The implications of the quote are fascinating.
Montalcini suggests that experience, more than any other single factor, has sharpened her thinking, even as her brain enters its 11th decade. If this is in fact true, sign me up for experience, and lots of it.
The problem, of course, arises in first defining the term experience and then establishing the connections between it and continued healthy brain activity.
Experience has been defined in various ways, particularly within academic research. For example, in women’s history, scholars have looked to experiential knowledge to gain access to women’s voices that have been traditionally excluded from the archive. The term can also be understood in its more common sense definition as knowledge gained from repeated activity.
There has also been research on the connection between certain experiences and brain function.
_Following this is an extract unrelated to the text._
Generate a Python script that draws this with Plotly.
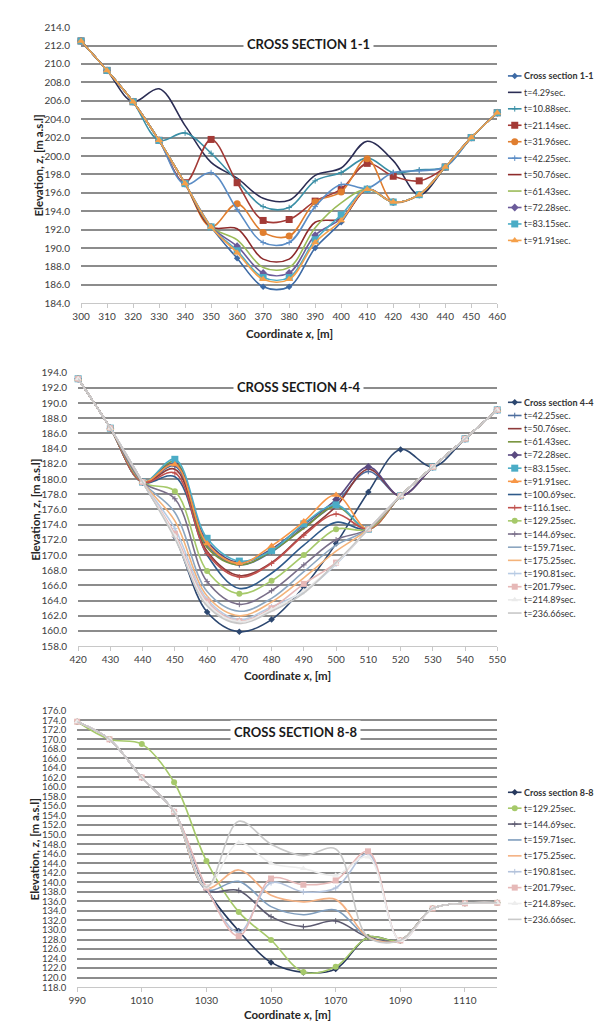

Benjamin Libet‘s work on the connection between brain activity and consciousness and a recent study on how brain activity is altered during religious experience are but a few examples.
However, when Montalcini mentions experience, she defines it in terms of difficulty. In the AP article, she explains that the anti-Jewish laws under Mussolini in the 1930s forced her out of the university and into a makeshift lab at home. “Above all, don’t fear difficult moments,” she says. “The best comes from them.”
According to Montalcini’s logic, difficulty makes the mind sharper.
Joan Acocella, a cultural critic for The New Yorker, echoes this sentiment. In the introduction to Twenty-Eight Artists and Two Saints, her excellent book of essays on dancers, writers and choreographers, she explains the thing that most of the artists she discusses have in common.
“But my view of things is more Grundy-esque: that what allows genius to flower is not neurosis, but its opposite, ‘ego strength,’ meaning (among other things) ordinary, Sunday-school virtues such as tenacity and above all the ability to survive disappointment.”
If one had the option, it would be a difficult choice to make: have things be easy and the mind atrophies, or go through difficulty and survive disappointment and the mind gets sharper.